Может быть, поэтому открыто называть себя культур алом никто пока не решается, так как его образ, с необходимостью предполагая симуляцию и ангажированность, окончательно прощается с образом интеллектуала-одиночки. Культурал — производное системы массовой коммуникации, медиа-действительности, которая, подобно тому как когда-то научная картина мира Декарта превратилась в сам мир, сформировала свою реальность и, в итоге, обрела качество аутопоэзиса.

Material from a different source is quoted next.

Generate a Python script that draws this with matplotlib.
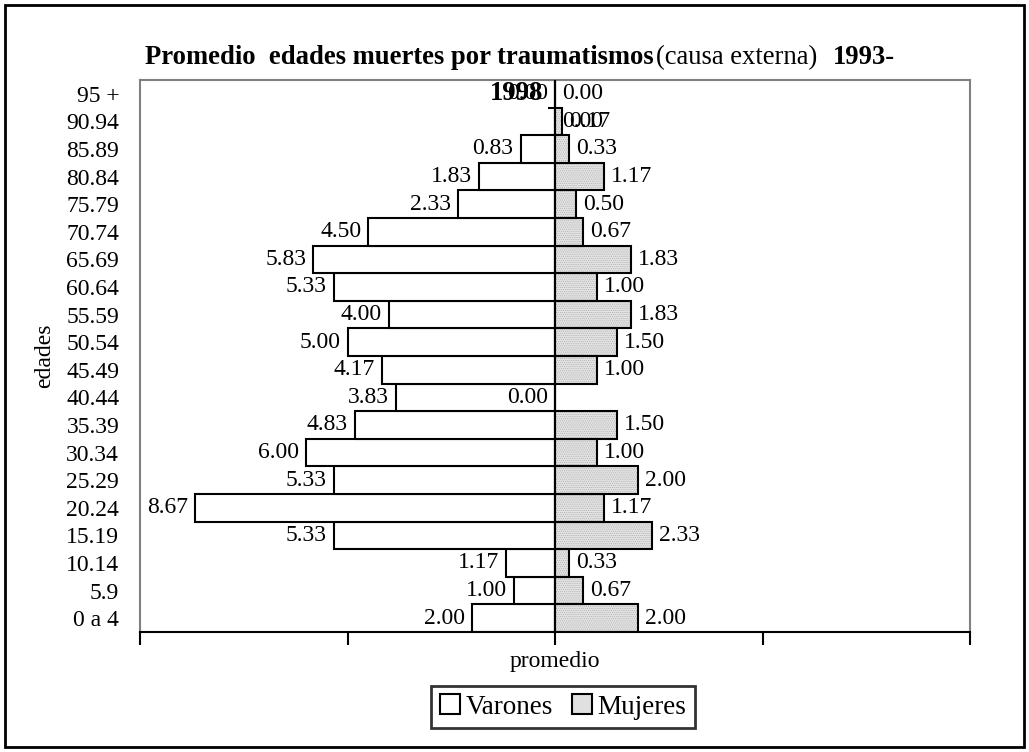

Эти процессы носят транснациональный характер. Редактор журнала «Эспри» Оливье Монгэн так описывает ситуацию в Париже: «Те, у кого есть время для наблюдения мутаций общественной жизни, заметят, что изменения произошли уже несколько лет назад и что интеллектуальной сцены, которая долгое время характеризовалась фигурой великого писателя, больше не существует, ее заместил мир «культуралов». Это сложный фрагментированный мир, с групповым обособлением; там есть киношники, вышедшие из Новой волны, театральные люди, люди искусства (патронируемые меценатами, государством, музеями), профессионалы культуры, университетская публика, способная выйти за рамки своих программ, и несколько редких, одиноких или осве(я)щенных прессой интеллектуалов. Эти участники «культурной буллы» игнорируют границы правого и левого, так же как для формирования новой номенклатуры упразднили границы между художниками и политиками; последние, скрытые от древнего посредничества, имеют отношение к обществу только через телевидение и «медиальное» управление. Это категории в равной степени государственные и политические».
Косвенным подтверждением внедрения масс-медиальных (а здесь уместно сказать — и культуральных) стратегий можно считать стремление к визуализации вербального сообщения в область гуманитарных наук. Сегодня на международных симпозиумах и конференциях нельзя не заметить возросшее число всевозможных вспомогательных материалов: постеры, кальки, рисунки, схемы, которые с помощью слайд-проектора, компьютера и т. д. проецируются на экран зала заседаний; они иллюстрируют основные тезисы доклада, ключевые выражения на языке оригинала и т. д. «Постеризация» мысли — новация времени и, одновременно, аллюзия лозунгов храма Аполлона и первой академии.
И, наконец, пора ответить на вопрос: кто говорит сегодня? Говорит культурал, и слушают его с экранов телевизоров с тем чувством, с которым некогда слушали патефон.